このように特に意識せずに未払い給与を受け取った場合には、そのお金に手を付けてしまうと、単純承認(プラスの遺産もマイナスの遺産も全て引き継ぐこと)をしたものと法律上みなされ、相続放棄の効力が後々否定されてしまうおそれがあります。
そこで、受け取った未払い給与をその他の預金と完全に切り分け、保管用の預金口座を開設して入金し、一切手を付けないという対応を取られるのがよいでしょう。
このような対応を取ることで、単純承認に該当するとされる事態を回避することができます。
4 未払い退職金
被相続人が退職後、退職金を受け取る前に死亡した場合、退職金は遺産に該当するものであるため、相続放棄をする場合には受け取ることはできないのが基本です。
一方で、民間の企業において、就業規則等でこのような場合の退職金の支給対象者が遺族と定められているのであれば、遺族固有の財産として相続放棄をする場合でも受け取ることができますが、そのような例はあまりないでしょう。
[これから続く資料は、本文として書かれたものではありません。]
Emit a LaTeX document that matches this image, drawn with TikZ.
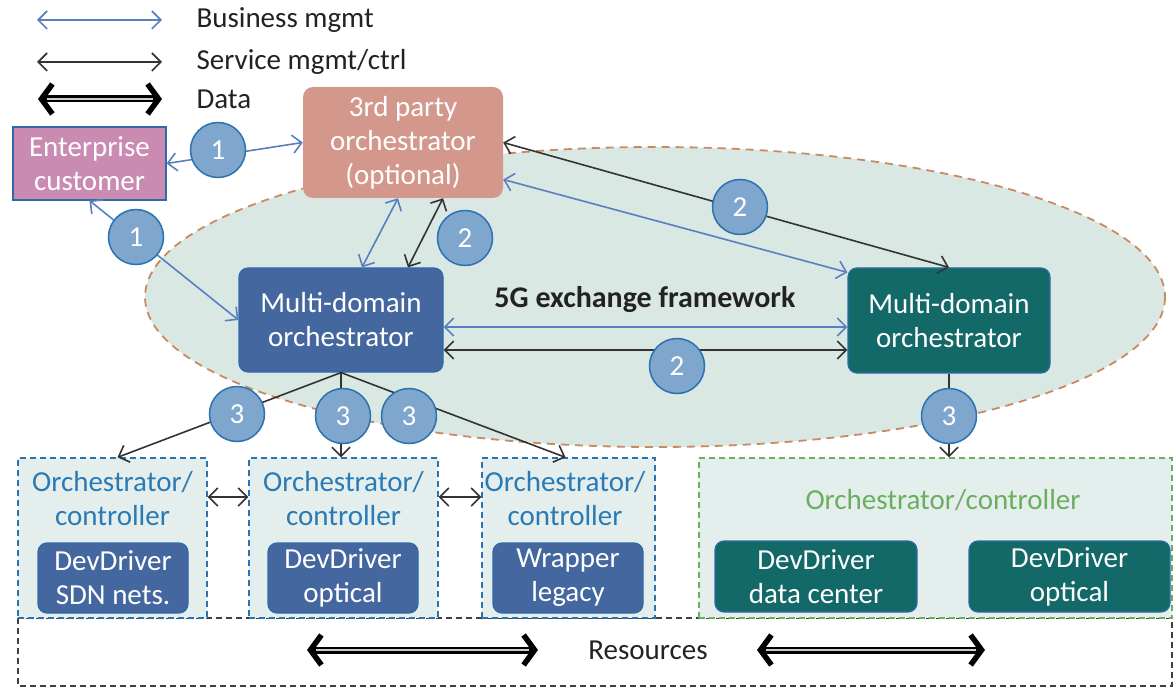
\documentclass[tikz,border=0pt]{standalone}
\usepackage{fontspec}
\setmainfont{Carlito}
\usetikzlibrary{arrows.meta}

\definecolor{entfill}{HTML}{C98BB1}
\definecolor{tpfill}{HTML}{D4978B}
\definecolor{ellfill}{HTML}{DAE8E4}
\definecolor{ellline}{HTML}{C88A5E}
\definecolor{bluebox}{HTML}{44679F}
\definecolor{blueline}{HTML}{2E6AA8}
\definecolor{tealbox}{HTML}{136868}
\definecolor{circfill}{HTML}{7FA6CC}
\definecolor{circline}{HTML}{2A72B0}
\definecolor{bizcol}{HTML}{5A7FC0}
\definecolor{ctrltext}{HTML}{2A7AB5}
\definecolor{greenline}{HTML}{6AAF5E}
\definecolor{lowfill}{HTML}{E4EEEC}
\definecolor{darktext}{HTML}{222222}

\tikzset{
  >={Straight Barb[length=9pt,width=18pt]},
  bigtext/.style={font=\fontsize{29}{34}\selectfont},
  solidbox/.style={rounded corners=9pt, draw=blueline, line width=1.2pt,
    text=white, align=center, bigtext, inner sep=0pt},
  entbox/.style={draw=blueline, line width=1.2pt, fill=entfill, text=white,
    align=center, bigtext, inner sep=0pt},
  tpbox/.style={rounded corners=10pt, fill=tpfill, text=white, align=center,
    bigtext, inner sep=0pt},
  ctrlbox/.style={draw=circline, dash pattern=on 6pt off 4pt,
    line width=1.3pt, fill=lowfill, inner sep=0pt},
  ctrltxt/.style={text=ctrltext, align=center, bigtext},
  numcirc/.style={circle, fill=circfill, draw=circline, line width=1.5pt,
    minimum size=55pt, inner sep=0pt, text=white, bigtext},
  biz/.style={draw=bizcol, line width=1.6pt, <->},
  svc/.style={draw=black!80, line width=1.6pt, <->},
  svcone/.style={draw=black!80, line width=1.6pt, ->},
  databody/.style={draw=black, line width=7pt,
    {Straight Barb[length=11pt,width=30pt,line width=5.5pt]}-{Straight Barb[length=11pt,width=30pt,line width=5.5pt]}},
  datacore/.style={draw=gray!40, line width=2.4pt, shorten <=9pt, shorten >=9pt},
}

\begin{document}
\begin{tikzpicture}[x=1pt,y=-1pt]
\useasboundingbox (0,0) rectangle (1173,687);

% exchange framework region
\filldraw[fill=ellfill, draw=ellline, line width=1.8pt, dash pattern=on 8pt off 6pt]
  (655,297) ellipse [x radius=510, y radius=150];
\node[font=\fontsize{30}{34}\selectfont\bfseries, text=darktext] (fw) at (645,300) {5G exchange framework};

% legend
\coordinate (lb1) at (37,20);  \coordinate (lb2) at (162,20);
\coordinate (ls1) at (37,62);  \coordinate (ls2) at (162,62);
\coordinate (ld1) at (38,99);  \coordinate (ld2) at (162,99);
\draw[biz] (lb1) -- (lb2);
\draw[svc] (ls1) -- (ls2);
\draw[databody] (ld1) -- (ld2);
\draw[datacore] (ld1) -- (ld2);
\node[anchor=west, bigtext, text=darktext] (tb) at (193,20) {Business mgmt};
\node[anchor=west, bigtext, text=darktext] (ts) at (193,62) {Service mgmt/ctrl};
\node[anchor=west, bigtext, text=darktext] (td) at (193,99) {Data};

% upper nodes
\node[entbox, minimum width=153pt, minimum height=73pt] (ent) at (89.5,163.5) {Enterprise\\customer};
\node[tpbox, minimum width=200pt, minimum height=111pt] (tp) at (403,142.5) {3rd party\\orchestrator\\(optional)};
\node[solidbox, fill=bluebox, minimum width=204pt, minimum height=104pt] (mdoL) at (341,320) {Multi-domain\\orchestrator};
\node[solidbox, fill=tealbox, minimum width=202pt, minimum height=105pt] (mdoR) at (949,320.5) {Multi-domain\\orchestrator};

% resources area
\draw[black!75, line width=1.3pt, dash pattern=on 6pt off 4pt] (18,618) rectangle (1172,686);

% lower domains
\node[ctrlbox, minimum width=189pt, minimum height=160pt] (c1) at (112.5,538) {};
\node[ctrlbox, minimum width=189pt, minimum height=160pt] (c2) at (343.5,538) {};
\node[ctrlbox, minimum width=173pt, minimum height=160pt] (c3) at (568.5,538) {};
\node[ctrlbox, draw=greenline, minimum width=473pt, minimum height=160pt] (g) at (935.5,538) {};

\node[ctrltxt] (c1t) at (112.5,499) {Orchestrator/\\controller};
\node[ctrltxt] (c2t) at (343.5,499) {Orchestrator/\\controller};
\node[ctrltxt] (c3t) at (565,499) {Orchestrator/\\controller};
\node[bigtext, text=greenline] (gt) at (943,500) {Orchestrator/controller};

\node[solidbox, fill=bluebox, minimum width=150pt, minimum height=70pt] (d1) at (113,578) {DevDriver\\SDN nets.};
\node[solidbox, fill=bluebox, minimum width=150pt, minimum height=70pt] (d2) at (343,578) {DevDriver\\optical};
\node[solidbox, fill=bluebox, minimum width=150pt, minimum height=70pt] (d3) at (568,578) {Wrapper\\legacy};
\node[solidbox, fill=tealbox, minimum width=202pt, minimum height=71pt] (d4) at (816,576.5) {DevDriver\\data center};
\node[solidbox, fill=tealbox, minimum width=201pt, minimum height=71pt] (d5) at (1069.5,576.5) {DevDriver\\optical};

\node[bigtext, text=darktext] (res) at (648,650) {Resources};
\coordinate (ra1) at (307,650); \coordinate (ra2) at (538,650);
\coordinate (rb1) at (757,650); \coordinate (rb2) at (985,650);
\draw[databody] (ra1) -- (ra2); \draw[datacore] (ra1) -- (ra2);
\draw[databody] (rb1) -- (rb2); \draw[datacore] (rb1) -- (rb2);

% business and service connectors
\draw[biz] (ent.east) -- (tp.west);
\draw[biz] (ent.south) -- (mdoL.west);
\draw[biz] ([xshift=21pt]mdoL.north) -- ([xshift=-5pt]tp.south);
\draw[svc] ([xshift=67pt]mdoL.north) -- ([xshift=40pt]tp.south);
\draw[svc] (tp.east) -- (mdoR.north);
\draw[biz] ([yshift=-37pt]tp.east) -- ([yshift=-5pt]mdoR.north west);
\draw[biz] ([yshift=-7pt]mdoL.east) -- ([yshift=-7pt]mdoL.east -| mdoR.west);
\draw[svc] ([yshift=-30pt]mdoL.east) -- ([yshift=-30pt]mdoL.east -| mdoR.west);
\draw[svcone] (mdoL.south) -- ([xshift=5pt]c1.north);
\draw[svcone] (mdoL.south) -- (mdoL.south |- c2.north);
\draw[svcone] (mdoL.south) -- ([xshift=-3pt]c3.north);
\draw[svcone] (mdoR.south) -- (mdoR.south |- g.north);
\draw[svc] (c1.east |- 0,497) -- (c2.west |- 0,497);
\draw[svc] (c2.east |- 0,497) -- (c3.west |- 0,497);

% step numbers
\node[numcirc] (n1a) at (218,150) {1};
\node[numcirc] (n1b) at (136,237) {1};
\node[numcirc] (n2a) at (465,238) {2};
\node[numcirc] (n2b) at (740,207) {2};
\node[numcirc] (n2c) at (677,366) {2};
\node[numcirc] (n3a) at (237,414) {3};
\node[numcirc] (n3b) at (343,416) {3};
\node[numcirc] (n3c) at (409,416) {3};
\node[numcirc] (n3d) at (949,416) {3};
\end{tikzpicture}
\end{document}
公務員の場合にも、そのような定めはありませんので、相続放棄をする場合には受け取ることはできません。
5 遺族年金
遺族年金には、遺族基礎年金と遺族厚生年金の2つがあります。
これらは、いずれも遺族固有の財産とされ、遺産には含まれません。
したがって、遺族年金は、相続放棄をする場合であっても、受け取ることができます。
6 未支給年金
未支給年金とは、被相続人が受給するはずであった年金のうち、まだ支給されていない分の年金のことを言います。
年金は、偶数月に前月分および前々月分の2か月分がまとめて支給されるといった後払い方式が取られています。
そのために、死亡した場合には未支給分の年金が発生してくるのです。
未支給年金については、法律上、「配偶者、子、父母、孫、祖父母、兄弟姉妹又はこれらの者以外の三親等内の親族であって、その者の死亡の当時その者と生計を同じくしていたもの」が受給できると定められています。
すなわち、未支給年金は、遺産には含まれずに、これらの遺族固有の財産であるということです。
したがって、未支給年金は、相続放棄をする場合であっても、受け取ることが可能です。
7 埋葬料・葬祭費
被相続人が健康保険・国民健康保険に加入していた場合、葬儀費用の一部が埋葬料・葬祭費として支給されます。
埋葬料・葬祭費は、受給者に対して直接支給されるものであり、遺産に含まれるものではありません。
したがって、健康保険・国民健康保険の埋葬料・葬祭費は、相続放棄をする場合であっても、受け取ることが可能です。
8 祭祀財産
祖先をまつるために使用される系譜(家系図など)、祭具(仏壇、位牌など)、墳墓(墓石、墓碑など)を総称して祭祀財産と言います。
祭祀財産は、法律上、遺産の相続とは別に、祖先の祭祀を主宰する者が受け継ぐとされています。
したがって、相続放棄をする場合であっても、祖先の祭祀を主宰する者であれば、祭祀財産を受け取ることができます。
9 香典・御霊前
香典や御霊前については、葬儀を主宰する喪主に対し、葬儀関係の諸費用にあてる趣旨でなされる贈与であると、法律上は解釈されています。
したがって、香典や御霊前は遺産に含まれず、相続放棄をする場合であっても、受け取ることが可能です。
10 その他の財産
以上の財産のほかにも、相続放棄をする場合に受け取ってよいのか、受け取ってはいけないのか、ご判断に迷うケースもあり得ると思います。
安易に受け取る判断をしてしまうと、相続放棄の効力が後々否定されてしまうことにもなりかねません。
相続放棄をする際には、被相続人のマイナスの遺産(負債)を引き継がないこと等の恩恵を確実に受けていただくため、弁護士にご相談のうえ、慎重に手続等を進めていくことをお勧めいたします。